(Entries with chart source code)
**********

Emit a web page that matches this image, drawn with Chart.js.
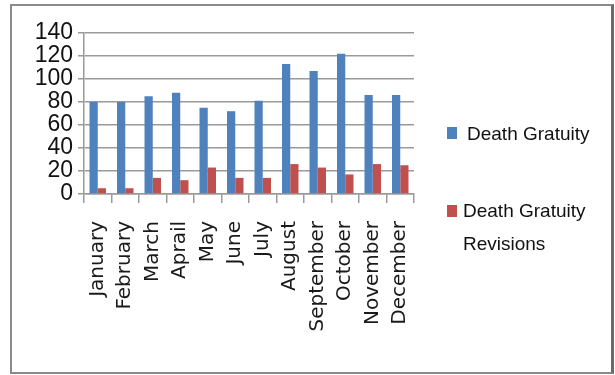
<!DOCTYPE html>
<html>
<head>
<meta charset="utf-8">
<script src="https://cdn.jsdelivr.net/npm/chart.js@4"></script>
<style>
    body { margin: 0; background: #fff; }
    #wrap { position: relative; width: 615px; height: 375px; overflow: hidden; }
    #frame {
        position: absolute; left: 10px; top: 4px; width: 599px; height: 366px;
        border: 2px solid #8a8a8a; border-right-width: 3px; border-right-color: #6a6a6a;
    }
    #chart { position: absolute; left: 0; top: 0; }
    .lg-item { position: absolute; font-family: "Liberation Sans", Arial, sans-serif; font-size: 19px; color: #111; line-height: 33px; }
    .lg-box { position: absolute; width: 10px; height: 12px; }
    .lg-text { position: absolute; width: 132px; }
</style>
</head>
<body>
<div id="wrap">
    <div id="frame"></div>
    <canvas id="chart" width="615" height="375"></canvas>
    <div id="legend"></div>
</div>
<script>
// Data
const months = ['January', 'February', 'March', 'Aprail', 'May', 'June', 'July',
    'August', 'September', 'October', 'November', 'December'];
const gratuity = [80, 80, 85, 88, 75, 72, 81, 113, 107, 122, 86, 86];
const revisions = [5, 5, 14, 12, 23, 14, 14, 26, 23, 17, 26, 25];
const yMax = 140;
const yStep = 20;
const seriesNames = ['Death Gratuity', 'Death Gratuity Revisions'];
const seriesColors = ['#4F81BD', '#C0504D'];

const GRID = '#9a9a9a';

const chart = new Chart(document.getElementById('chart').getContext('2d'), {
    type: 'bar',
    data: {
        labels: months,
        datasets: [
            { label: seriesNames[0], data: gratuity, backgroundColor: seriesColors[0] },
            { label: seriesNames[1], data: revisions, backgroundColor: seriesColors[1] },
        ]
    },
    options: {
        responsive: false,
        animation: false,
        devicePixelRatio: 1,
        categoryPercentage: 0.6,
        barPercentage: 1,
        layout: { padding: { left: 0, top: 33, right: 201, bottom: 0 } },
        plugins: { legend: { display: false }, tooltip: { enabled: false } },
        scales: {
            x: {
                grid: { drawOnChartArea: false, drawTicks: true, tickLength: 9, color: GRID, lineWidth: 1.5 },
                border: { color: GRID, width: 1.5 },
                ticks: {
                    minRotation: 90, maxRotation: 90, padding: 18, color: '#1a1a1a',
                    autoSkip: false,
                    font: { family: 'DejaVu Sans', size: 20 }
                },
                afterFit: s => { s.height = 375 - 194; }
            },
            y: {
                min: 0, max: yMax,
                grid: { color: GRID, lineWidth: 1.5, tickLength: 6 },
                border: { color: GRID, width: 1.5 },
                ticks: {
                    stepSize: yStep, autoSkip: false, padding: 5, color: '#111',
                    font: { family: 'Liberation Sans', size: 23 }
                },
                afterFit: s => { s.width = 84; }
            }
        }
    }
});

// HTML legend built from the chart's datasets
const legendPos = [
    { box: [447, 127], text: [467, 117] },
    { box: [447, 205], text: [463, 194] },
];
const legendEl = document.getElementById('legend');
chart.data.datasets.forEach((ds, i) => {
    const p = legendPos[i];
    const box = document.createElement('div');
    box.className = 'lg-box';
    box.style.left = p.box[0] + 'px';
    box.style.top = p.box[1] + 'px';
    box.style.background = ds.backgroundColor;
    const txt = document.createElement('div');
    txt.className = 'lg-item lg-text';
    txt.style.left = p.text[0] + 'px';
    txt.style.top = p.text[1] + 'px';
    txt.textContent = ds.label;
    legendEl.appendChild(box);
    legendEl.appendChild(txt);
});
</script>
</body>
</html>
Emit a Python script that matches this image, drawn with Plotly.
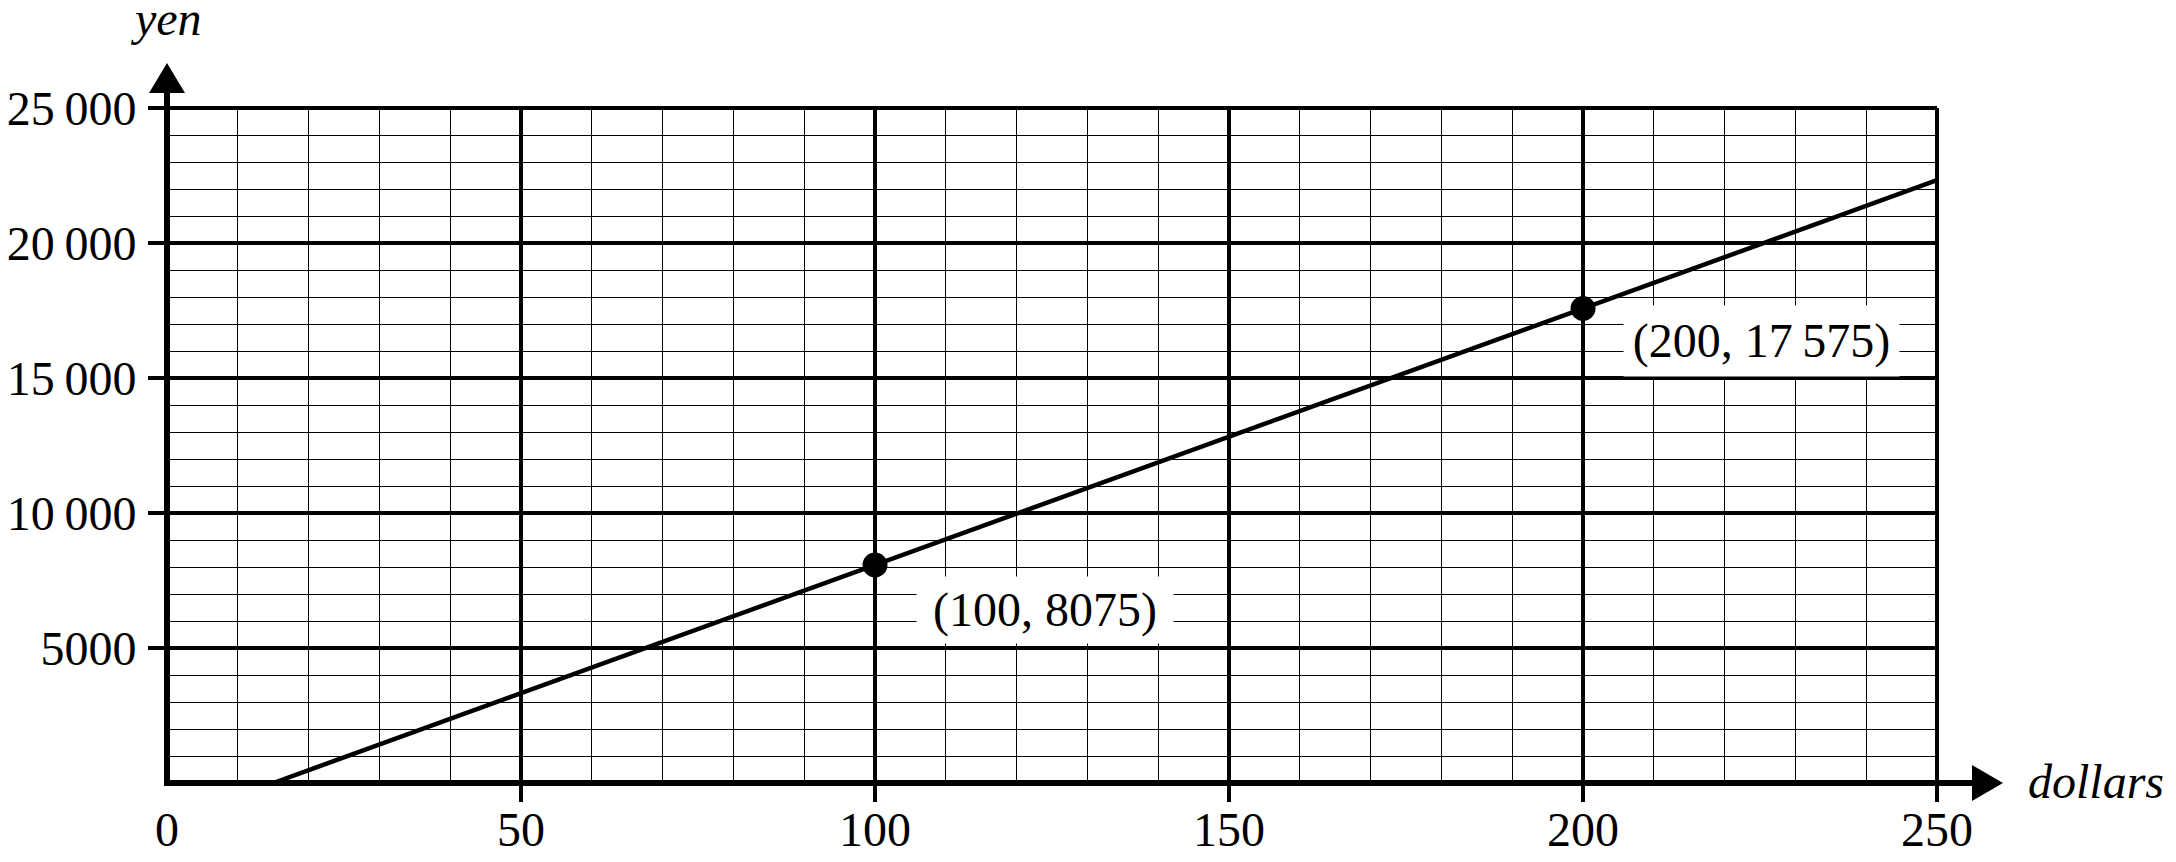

**********

◆ **Work to be completed**
Your task is to set down the records shown above exactly, minus any pictures.

◆ **Full answer**
Emit a web page that matches this image, drawn with Chart.js.
<!DOCTYPE html>
<html>
<head>
<meta charset="utf-8">
<script src="https://cdn.jsdelivr.net/npm/chart.js@4"></script>
<style>
    body { margin: 0; background: #fff; }
    #wrap { position: relative; width: 615px; height: 375px; overflow: hidden; }
    #frame {
        position: absolute; left: 10px; top: 4px; width: 599px; height: 366px;
        border: 2px solid #8a8a8a; border-right-width: 3px; border-right-color: #6a6a6a;
    }
    #chart { position: absolute; left: 0; top: 0; }
    .lg-item { position: absolute; font-family: "Liberation Sans", Arial, sans-serif; font-size: 19px; color: #111; line-height: 33px; }
    .lg-box { position: absolute; width: 10px; height: 12px; }
    .lg-text { position: absolute; width: 132px; }
</style>
</head>
<body>
<div id="wrap">
    <div id="frame"></div>
    <canvas id="chart" width="615" height="375"></canvas>
    <div id="legend"></div>
</div>
<script>
// Data
const months = ['January', 'February', 'March', 'Aprail', 'May', 'June', 'July',
    'August', 'September', 'October', 'November', 'December'];
const gratuity = [80, 80, 85, 88, 75, 72, 81, 113, 107, 122, 86, 86];
const revisions = [5, 5, 14, 12, 23, 14, 14, 26, 23, 17, 26, 25];
const yMax = 140;
const yStep = 20;
const seriesNames = ['Death Gratuity', 'Death Gratuity Revisions'];
const seriesColors = ['#4F81BD', '#C0504D'];

const GRID = '#9a9a9a';

const chart = new Chart(document.getElementById('chart').getContext('2d'), {
    type: 'bar',
    data: {
        labels: months,
        datasets: [
            { label: seriesNames[0], data: gratuity, backgroundColor: seriesColors[0] },
            { label: seriesNames[1], data: revisions, backgroundColor: seriesColors[1] },
        ]
    },
    options: {
        responsive: false,
        animation: false,
        devicePixelRatio: 1,
        categoryPercentage: 0.6,
        barPercentage: 1,
        layout: { padding: { left: 0, top: 33, right: 201, bottom: 0 } },
        plugins: { legend: { display: false }, tooltip: { enabled: false } },
        scales: {
            x: {
                grid: { drawOnChartArea: false, drawTicks: true, tickLength: 9, color: GRID, lineWidth: 1.5 },
                border: { color: GRID, width: 1.5 },
                ticks: {
                    minRotation: 90, maxRotation: 90, padding: 18, color: '#1a1a1a',
                    autoSkip: false,
                    font: { family: 'DejaVu Sans', size: 20 }
                },
                afterFit: s => { s.height = 375 - 194; }
            },
            y: {
                min: 0, max: yMax,
                grid: { color: GRID, lineWidth: 1.5, tickLength: 6 },
                border: { color: GRID, width: 1.5 },
                ticks: {
                    stepSize: yStep, autoSkip: false, padding: 5, color: '#111',
                    font: { family: 'Liberation Sans', size: 23 }
                },
                afterFit: s => { s.width = 84; }
            }
        }
    }
});

// HTML legend built from the chart's datasets
const legendPos = [
    { box: [447, 127], text: [467, 117] },
    { box: [447, 205], text: [463, 194] },
];
const legendEl = document.getElementById('legend');
chart.data.datasets.forEach((ds, i) => {
    const p = legendPos[i];
    const box = document.createElement('div');
    box.className = 'lg-box';
    box.style.left = p.box[0] + 'px';
    box.style.top = p.box[1] + 'px';
    box.style.background = ds.backgroundColor;
    const txt = document.createElement('div');
    txt.className = 'lg-item lg-text';
    txt.style.left = p.text[0] + 'px';
    txt.style.top = p.text[1] + 'px';
    txt.textContent = ds.label;
    legendEl.appendChild(box);
    legendEl.appendChild(txt);
});
</script>
</body>
</html>
Emit a Python script that matches this image, drawn with Plotly.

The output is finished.